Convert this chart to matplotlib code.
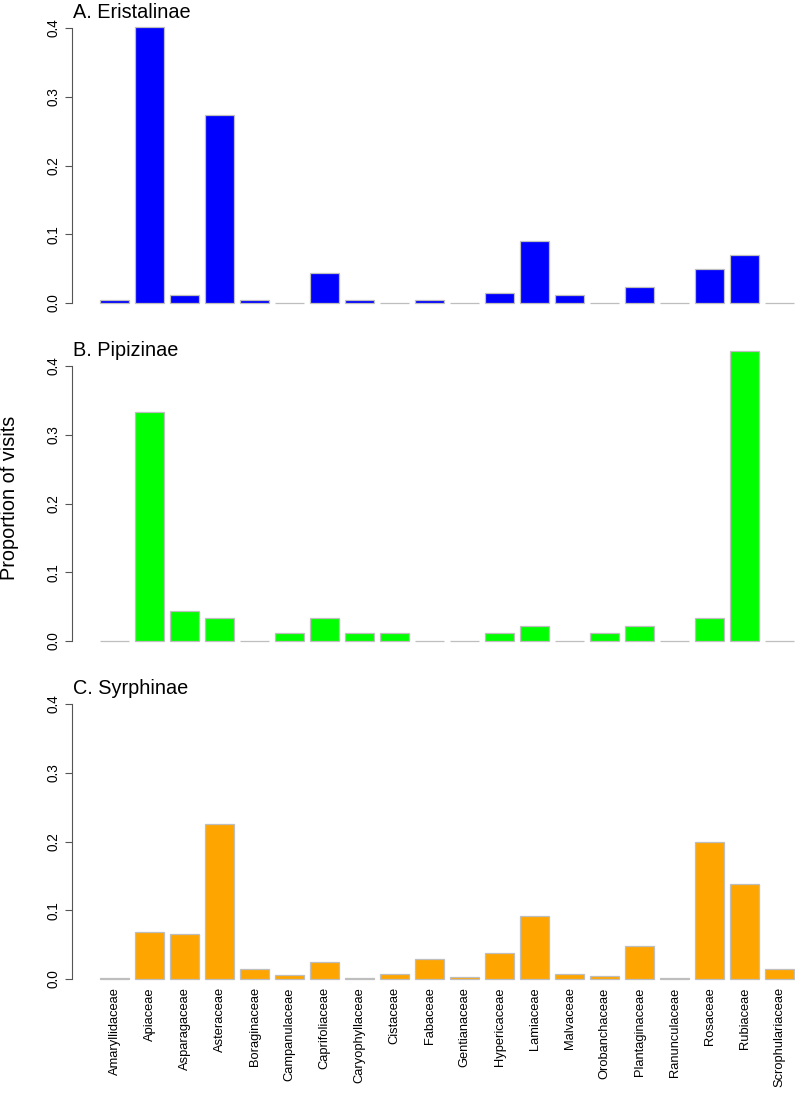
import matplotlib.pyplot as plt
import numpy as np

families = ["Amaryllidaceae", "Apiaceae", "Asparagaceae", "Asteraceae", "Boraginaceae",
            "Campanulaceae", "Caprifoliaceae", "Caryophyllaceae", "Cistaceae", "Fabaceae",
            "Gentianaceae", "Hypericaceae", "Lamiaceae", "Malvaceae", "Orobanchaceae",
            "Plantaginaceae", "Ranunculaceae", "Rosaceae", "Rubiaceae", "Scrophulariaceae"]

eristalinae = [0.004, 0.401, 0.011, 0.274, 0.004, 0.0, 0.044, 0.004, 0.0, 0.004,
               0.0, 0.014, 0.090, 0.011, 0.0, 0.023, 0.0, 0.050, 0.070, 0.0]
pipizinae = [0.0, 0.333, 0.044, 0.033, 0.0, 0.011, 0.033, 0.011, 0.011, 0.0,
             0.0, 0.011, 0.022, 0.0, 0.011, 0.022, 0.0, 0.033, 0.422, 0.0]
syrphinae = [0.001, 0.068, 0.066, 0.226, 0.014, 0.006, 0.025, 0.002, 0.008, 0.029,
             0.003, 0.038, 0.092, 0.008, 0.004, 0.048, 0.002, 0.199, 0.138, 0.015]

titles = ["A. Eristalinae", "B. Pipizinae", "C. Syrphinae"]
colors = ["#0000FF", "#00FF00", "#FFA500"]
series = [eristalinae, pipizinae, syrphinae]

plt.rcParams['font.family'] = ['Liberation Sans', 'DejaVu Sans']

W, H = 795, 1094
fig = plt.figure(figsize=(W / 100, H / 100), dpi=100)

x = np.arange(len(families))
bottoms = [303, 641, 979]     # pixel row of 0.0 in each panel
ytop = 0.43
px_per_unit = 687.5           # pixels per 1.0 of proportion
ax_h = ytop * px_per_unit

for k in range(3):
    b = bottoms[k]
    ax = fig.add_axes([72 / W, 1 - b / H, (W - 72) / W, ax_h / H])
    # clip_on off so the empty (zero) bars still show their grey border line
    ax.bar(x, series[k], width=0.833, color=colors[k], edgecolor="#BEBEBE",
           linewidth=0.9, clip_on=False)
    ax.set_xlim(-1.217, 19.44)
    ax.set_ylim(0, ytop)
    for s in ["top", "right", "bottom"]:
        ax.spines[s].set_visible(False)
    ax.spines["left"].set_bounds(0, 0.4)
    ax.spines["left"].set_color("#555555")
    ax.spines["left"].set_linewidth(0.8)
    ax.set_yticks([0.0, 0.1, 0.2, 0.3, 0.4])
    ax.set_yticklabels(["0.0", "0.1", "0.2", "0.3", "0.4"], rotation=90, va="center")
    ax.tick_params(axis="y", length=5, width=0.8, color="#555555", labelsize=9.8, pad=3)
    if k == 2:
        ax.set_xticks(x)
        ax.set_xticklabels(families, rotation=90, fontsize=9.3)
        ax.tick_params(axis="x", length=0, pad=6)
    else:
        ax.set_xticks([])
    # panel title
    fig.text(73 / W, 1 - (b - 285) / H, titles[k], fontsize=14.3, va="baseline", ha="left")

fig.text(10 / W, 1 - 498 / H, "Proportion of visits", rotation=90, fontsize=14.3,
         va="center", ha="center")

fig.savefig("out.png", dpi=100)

---+---

Reproduce every line above as written, skipping pictures.

■ Task result ■
Convert this chart to matplotlib code.
import matplotlib.pyplot as plt
import numpy as np

families = ["Amaryllidaceae", "Apiaceae", "Asparagaceae", "Asteraceae", "Boraginaceae",
            "Campanulaceae", "Caprifoliaceae", "Caryophyllaceae", "Cistaceae", "Fabaceae",
            "Gentianaceae", "Hypericaceae", "Lamiaceae", "Malvaceae", "Orobanchaceae",
            "Plantaginaceae", "Ranunculaceae", "Rosaceae", "Rubiaceae", "Scrophulariaceae"]

eristalinae = [0.004, 0.401, 0.011, 0.274, 0.004, 0.0, 0.044, 0.004, 0.0, 0.004,
               0.0, 0.014, 0.090, 0.011, 0.0, 0.023, 0.0, 0.050, 0.070, 0.0]
pipizinae = [0.0, 0.333, 0.044, 0.033, 0.0, 0.011, 0.033, 0.011, 0.011, 0.0,
             0.0, 0.011, 0.022, 0.0, 0.011, 0.022, 0.0, 0.033, 0.422, 0.0]
syrphinae = [0.001, 0.068, 0.066, 0.226, 0.014, 0.006, 0.025, 0.002, 0.008, 0.029,
             0.003, 0.038, 0.092, 0.008, 0.004, 0.048, 0.002, 0.199, 0.138, 0.015]

titles = ["A. Eristalinae", "B. Pipizinae", "C. Syrphinae"]
colors = ["#0000FF", "#00FF00", "#FFA500"]
series = [eristalinae, pipizinae, syrphinae]

plt.rcParams['font.family'] = ['Liberation Sans', 'DejaVu Sans']

W, H = 795, 1094
fig = plt.figure(figsize=(W / 100, H / 100), dpi=100)

x = np.arange(len(families))
bottoms = [303, 641, 979]     # pixel row of 0.0 in each panel
ytop = 0.43
px_per_unit = 687.5           # pixels per 1.0 of proportion
ax_h = ytop * px_per_unit

for k in range(3):
    b = bottoms[k]
    ax = fig.add_axes([72 / W, 1 - b / H, (W - 72) / W, ax_h / H])
    # clip_on off so the empty (zero) bars still show their grey border line
    ax.bar(x, series[k], width=0.833, color=colors[k], edgecolor="#BEBEBE",
           linewidth=0.9, clip_on=False)
    ax.set_xlim(-1.217, 19.44)
    ax.set_ylim(0, ytop)
    for s in ["top", "right", "bottom"]:
        ax.spines[s].set_visible(False)
    ax.spines["left"].set_bounds(0, 0.4)
    ax.spines["left"].set_color("#555555")
    ax.spines["left"].set_linewidth(0.8)
    ax.set_yticks([0.0, 0.1, 0.2, 0.3, 0.4])
    ax.set_yticklabels(["0.0", "0.1", "0.2", "0.3", "0.4"], rotation=90, va="center")
    ax.tick_params(axis="y", length=5, width=0.8, color="#555555", labelsize=9.8, pad=3)
    if k == 2:
        ax.set_xticks(x)
        ax.set_xticklabels(families, rotation=90, fontsize=9.3)
        ax.tick_params(axis="x", length=0, pad=6)
    else:
        ax.set_xticks([])
    # panel title
    fig.text(73 / W, 1 - (b - 285) / H, titles[k], fontsize=14.3, va="baseline", ha="left")

fig.text(10 / W, 1 - 498 / H, "Proportion of visits", rotation=90, fontsize=14.3,
         va="center", ha="center")

fig.savefig("out.png", dpi=100)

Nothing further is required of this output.